Disruption of circadian rhythms in experimental models is commonly induced by frequent shifts of the LD cycle [19], by long periods of constant light [20], [21] by altered photoperiods [22], [23] or forced activity during the normal sleep phase [24]. Such altered photoperiods as well as LL have shown to drive out of phase daily rhythms in SCN cells [25], [26], [27], which is suggested to be the mechanism that drives behavioral rhythmicity. Exposing rodents to such conditions, leads to disruption of the sleep–wake temporal patterns, and a loss of circadian rhythmicity as measured with automatic monitoring systems of spontaneous activity [23], [24]. Altered circadian rhythms in rodents also lead to depressive-like symptoms, anxiety and anhedonia, expressed by reduced sucrose intake, altered patterns of food intake and high plasma levels of corticosterone [28], [29], [30], indicating that entrainment of circadian rhythms is necessary for efficient physiological and behavioral integrity.

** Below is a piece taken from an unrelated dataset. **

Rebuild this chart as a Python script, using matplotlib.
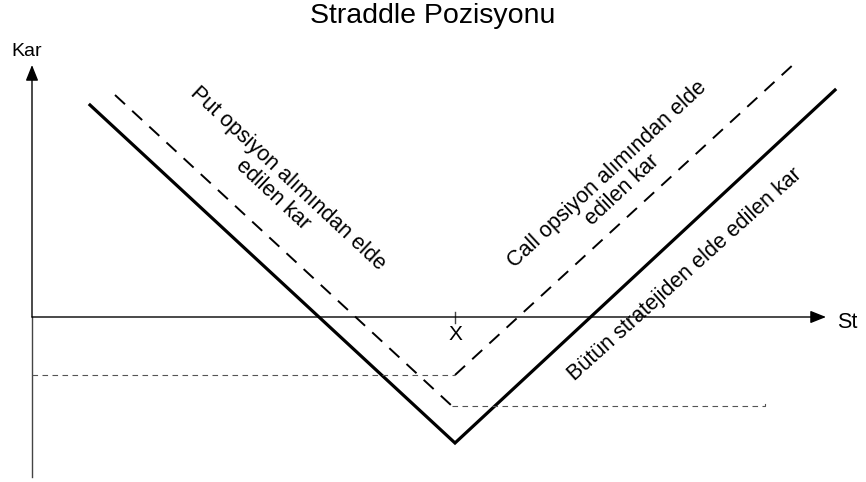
import matplotlib.pyplot as plt

plt.rcParams['font.family'] = ['Liberation Sans', 'DejaVu Sans']

# kar profilleri (St, Kar)
st_toplam = [90, 455, 835]
kar_toplam = [212, -126, 227]

st_put = [115, 452]
kar_put = [222, -89]
st_put_duz = [452, 765, 765]
kar_put_duz = [-89, -89, -85]

st_call = [455, 795]
kar_call = [-58, 254]
st_call_duz = [32, 455]
kar_call_duz = [-58, -58]

X = 455

fig = plt.figure(figsize=(8.66, 4.82), dpi=100)
ax = fig.add_axes([0, 0, 1, 1])
ax.set_xlim(0, 866)
ax.set_ylim(-165, 317)
ax.axis('off')

eksen = '#444444'
# eksenler
ax.annotate('', xy=(826, 0), xytext=(32, 0),
            arrowprops=dict(arrowstyle='-|>,head_length=0.95,head_width=0.38',
                            color='black', lw=1.0, shrinkA=0, shrinkB=0))
ax.plot([32, 32], [-160, 0], color=eksen, lw=1.0)
ax.annotate('', xy=(32, 252), xytext=(32, 0),
            arrowprops=dict(arrowstyle='-|>,head_length=0.95,head_width=0.38',
                            color='black', lw=1.0, shrinkA=0, shrinkB=0))
ax.plot([X, X], [5, -6], color=eksen, lw=1.0)

ax.text(27, 266, 'Kar', fontsize=14, ha='center', va='center')
ax.text(837, -5, 'St', fontsize=15.5, ha='left', va='center')
ax.text(X, -18, 'X', fontsize=15, ha='center', va='center')

# çizgiler
ax.plot(st_toplam, kar_toplam, color='black', lw=2.3, solid_joinstyle='miter')
ax.plot(st_put, kar_put, color='black', lw=1.4, dashes=(7, 5))
ax.plot(st_call, kar_call, color='black', lw=1.4, dashes=(7, 5))
ax.plot(st_put_duz, kar_put_duz, color='#555555', lw=0.8, dashes=(5, 4))
ax.plot(st_call_duz, kar_call_duz, color='#555555', lw=0.8, dashes=(5, 4))

ax.text(280, 130, 'Put opsiyon alımından elde\nedilen kar', fontsize=15.5,
        rotation=-43, ha='center', va='center', rotation_mode='anchor',
        multialignment='center', linespacing=1.05)
ax.text(615, 135, 'Call opsiyon alımından elde\nedilen kar', fontsize=15.5,
        rotation=43, ha='center', va='center', rotation_mode='anchor',
        multialignment='center', linespacing=1.05)
ax.text(685, 42, 'Bütün stratejiden elde edilen kar', fontsize=15.5,
        rotation=42, ha='center', va='center', rotation_mode='anchor')

fig.text(0.5, 1 - 16 / 482, 'Straddle Pozisyonu', fontsize=20.5,
         ha='center', va='center')

fig.savefig('out.png', dpi=100, facecolor='white')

The aim of this study was to determine whether long term constant light, which produces circadian disruption, leads to depressive-like behaviors in rats and whether this condition is associated with altered activity of the SCN measured with c-Fos and circadian expression of corticosterone and melatonin, known to be driven by the SCN [31]. This study shows that circadian disruption due to chronic constant light results in loss of rhythmicity of general activity, anhedonia in the sucrose consumption test, and anxiety-like behaviors in an open field test. Circadian disruption by constant light induced a loss of circadian expression in plasma melatonin and corticosterone, and this last hormone exhibited higher levels along the 24 h cycle. Also, rats exposed to constant light exhibited decreased activity in the SCN as indicated by reduced c-Fos expression, confirming that an altered circadian system contributes to the development of depression.